- **SHORT EXERCISE**:
From the listing that follows, output everything exactly except the pictures.

[begin DATA SEGMENT]

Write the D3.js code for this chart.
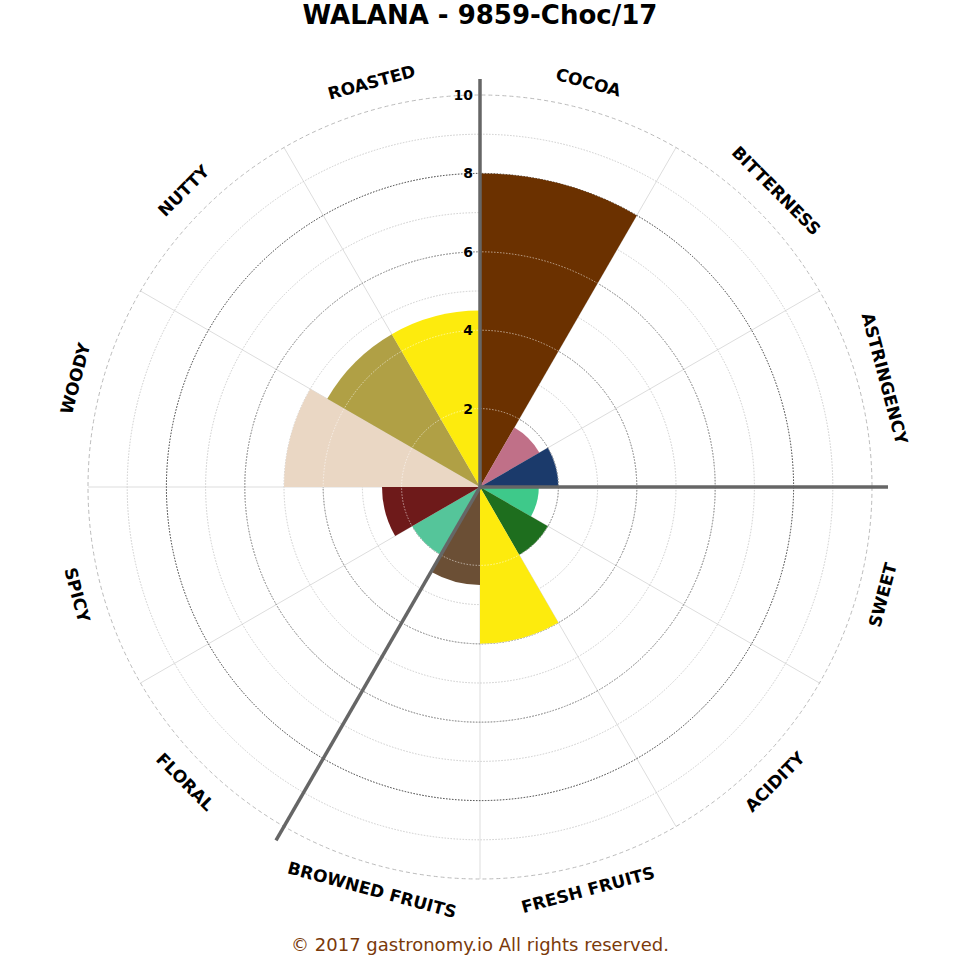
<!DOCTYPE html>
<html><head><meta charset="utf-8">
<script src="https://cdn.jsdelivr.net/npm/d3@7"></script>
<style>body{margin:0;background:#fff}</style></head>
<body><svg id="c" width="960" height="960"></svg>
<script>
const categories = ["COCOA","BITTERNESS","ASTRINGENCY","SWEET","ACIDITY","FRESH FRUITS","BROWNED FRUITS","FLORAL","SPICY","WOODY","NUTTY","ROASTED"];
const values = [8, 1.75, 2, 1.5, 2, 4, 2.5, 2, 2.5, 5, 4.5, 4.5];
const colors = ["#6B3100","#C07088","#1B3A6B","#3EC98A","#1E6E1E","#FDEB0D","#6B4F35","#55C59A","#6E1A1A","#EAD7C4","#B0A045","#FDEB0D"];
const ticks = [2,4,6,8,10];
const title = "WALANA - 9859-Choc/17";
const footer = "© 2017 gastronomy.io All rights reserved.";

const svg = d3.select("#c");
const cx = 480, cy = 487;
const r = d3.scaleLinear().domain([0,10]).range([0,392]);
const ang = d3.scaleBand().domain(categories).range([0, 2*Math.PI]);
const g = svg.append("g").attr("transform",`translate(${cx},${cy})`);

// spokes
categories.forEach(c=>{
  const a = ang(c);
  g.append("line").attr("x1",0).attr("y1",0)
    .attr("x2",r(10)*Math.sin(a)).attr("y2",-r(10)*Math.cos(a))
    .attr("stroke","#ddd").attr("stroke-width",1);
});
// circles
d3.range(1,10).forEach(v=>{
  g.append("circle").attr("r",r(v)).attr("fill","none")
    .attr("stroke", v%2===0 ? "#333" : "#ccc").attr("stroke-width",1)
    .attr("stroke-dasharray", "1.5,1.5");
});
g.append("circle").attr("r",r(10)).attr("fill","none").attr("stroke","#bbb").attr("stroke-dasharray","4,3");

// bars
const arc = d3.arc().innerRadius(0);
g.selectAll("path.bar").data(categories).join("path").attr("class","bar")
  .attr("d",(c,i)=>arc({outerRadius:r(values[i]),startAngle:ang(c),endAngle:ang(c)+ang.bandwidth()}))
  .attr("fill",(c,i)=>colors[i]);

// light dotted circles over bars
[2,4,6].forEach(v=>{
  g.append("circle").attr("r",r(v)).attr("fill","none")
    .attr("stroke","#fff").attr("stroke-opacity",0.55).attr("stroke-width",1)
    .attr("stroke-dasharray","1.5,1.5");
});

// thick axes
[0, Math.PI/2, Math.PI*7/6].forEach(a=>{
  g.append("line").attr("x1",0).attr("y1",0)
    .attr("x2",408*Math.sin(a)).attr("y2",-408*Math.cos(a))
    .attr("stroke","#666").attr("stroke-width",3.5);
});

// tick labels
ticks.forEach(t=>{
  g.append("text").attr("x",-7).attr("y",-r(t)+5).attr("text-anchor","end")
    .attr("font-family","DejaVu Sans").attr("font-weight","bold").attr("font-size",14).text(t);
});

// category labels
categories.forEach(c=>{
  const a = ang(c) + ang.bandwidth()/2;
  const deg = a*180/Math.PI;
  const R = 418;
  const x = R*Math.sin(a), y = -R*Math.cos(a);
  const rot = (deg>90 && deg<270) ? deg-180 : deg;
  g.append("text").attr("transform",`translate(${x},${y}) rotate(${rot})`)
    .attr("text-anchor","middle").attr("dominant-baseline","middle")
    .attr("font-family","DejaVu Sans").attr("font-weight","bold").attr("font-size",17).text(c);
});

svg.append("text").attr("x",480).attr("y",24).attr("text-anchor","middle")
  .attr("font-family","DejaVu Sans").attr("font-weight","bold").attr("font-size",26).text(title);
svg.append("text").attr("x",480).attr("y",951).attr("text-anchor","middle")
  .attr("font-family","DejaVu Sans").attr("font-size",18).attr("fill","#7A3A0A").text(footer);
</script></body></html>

[end DATA SEGMENT]

- **WRITTEN ANSWER**:
Write the D3.js code for this chart.
<!DOCTYPE html>
<html><head><meta charset="utf-8">
<script src="https://cdn.jsdelivr.net/npm/d3@7"></script>
<style>body{margin:0;background:#fff}</style></head>
<body><svg id="c" width="960" height="960"></svg>
<script>
const categories = ["COCOA","BITTERNESS","ASTRINGENCY","SWEET","ACIDITY","FRESH FRUITS","BROWNED FRUITS","FLORAL","SPICY","WOODY","NUTTY","ROASTED"];
const values = [8, 1.75, 2, 1.5, 2, 4, 2.5, 2, 2.5, 5, 4.5, 4.5];
const colors = ["#6B3100","#C07088","#1B3A6B","#3EC98A","#1E6E1E","#FDEB0D","#6B4F35","#55C59A","#6E1A1A","#EAD7C4","#B0A045","#FDEB0D"];
const ticks = [2,4,6,8,10];
const title = "WALANA - 9859-Choc/17";
const footer = "© 2017 gastronomy.io All rights reserved.";

const svg = d3.select("#c");
const cx = 480, cy = 487;
const r = d3.scaleLinear().domain([0,10]).range([0,392]);
const ang = d3.scaleBand().domain(categories).range([0, 2*Math.PI]);
const g = svg.append("g").attr("transform",`translate(${cx},${cy})`);

// spokes
categories.forEach(c=>{
  const a = ang(c);
  g.append("line").attr("x1",0).attr("y1",0)
    .attr("x2",r(10)*Math.sin(a)).attr("y2",-r(10)*Math.cos(a))
    .attr("stroke","#ddd").attr("stroke-width",1);
});
// circles
d3.range(1,10).forEach(v=>{
  g.append("circle").attr("r",r(v)).attr("fill","none")
    .attr("stroke", v%2===0 ? "#333" : "#ccc").attr("stroke-width",1)
    .attr("stroke-dasharray", "1.5,1.5");
});
g.append("circle").attr("r",r(10)).attr("fill","none").attr("stroke","#bbb").attr("stroke-dasharray","4,3");

// bars
const arc = d3.arc().innerRadius(0);
g.selectAll("path.bar").data(categories).join("path").attr("class","bar")
  .attr("d",(c,i)=>arc({outerRadius:r(values[i]),startAngle:ang(c),endAngle:ang(c)+ang.bandwidth()}))
  .attr("fill",(c,i)=>colors[i]);

// light dotted circles over bars
[2,4,6].forEach(v=>{
  g.append("circle").attr("r",r(v)).attr("fill","none")
    .attr("stroke","#fff").attr("stroke-opacity",0.55).attr("stroke-width",1)
    .attr("stroke-dasharray","1.5,1.5");
});

// thick axes
[0, Math.PI/2, Math.PI*7/6].forEach(a=>{
  g.append("line").attr("x1",0).attr("y1",0)
    .attr("x2",408*Math.sin(a)).attr("y2",-408*Math.cos(a))
    .attr("stroke","#666").attr("stroke-width",3.5);
});

// tick labels
ticks.forEach(t=>{
  g.append("text").attr("x",-7).attr("y",-r(t)+5).attr("text-anchor","end")
    .attr("font-family","DejaVu Sans").attr("font-weight","bold").attr("font-size",14).text(t);
});

// category labels
categories.forEach(c=>{
  const a = ang(c) + ang.bandwidth()/2;
  const deg = a*180/Math.PI;
  const R = 418;
  const x = R*Math.sin(a), y = -R*Math.cos(a);
  const rot = (deg>90 && deg<270) ? deg-180 : deg;
  g.append("text").attr("transform",`translate(${x},${y}) rotate(${rot})`)
    .attr("text-anchor","middle").attr("dominant-baseline","middle")
    .attr("font-family","DejaVu Sans").attr("font-weight","bold").attr("font-size",17).text(c);
});

svg.append("text").attr("x",480).attr("y",24).attr("text-anchor","middle")
  .attr("font-family","DejaVu Sans").attr("font-weight","bold").attr("font-size",26).text(title);
svg.append("text").attr("x",480).attr("y",951).attr("text-anchor","middle")
  .attr("font-family","DejaVu Sans").attr("font-size",18).attr("fill","#7A3A0A").text(footer);
</script></body></html>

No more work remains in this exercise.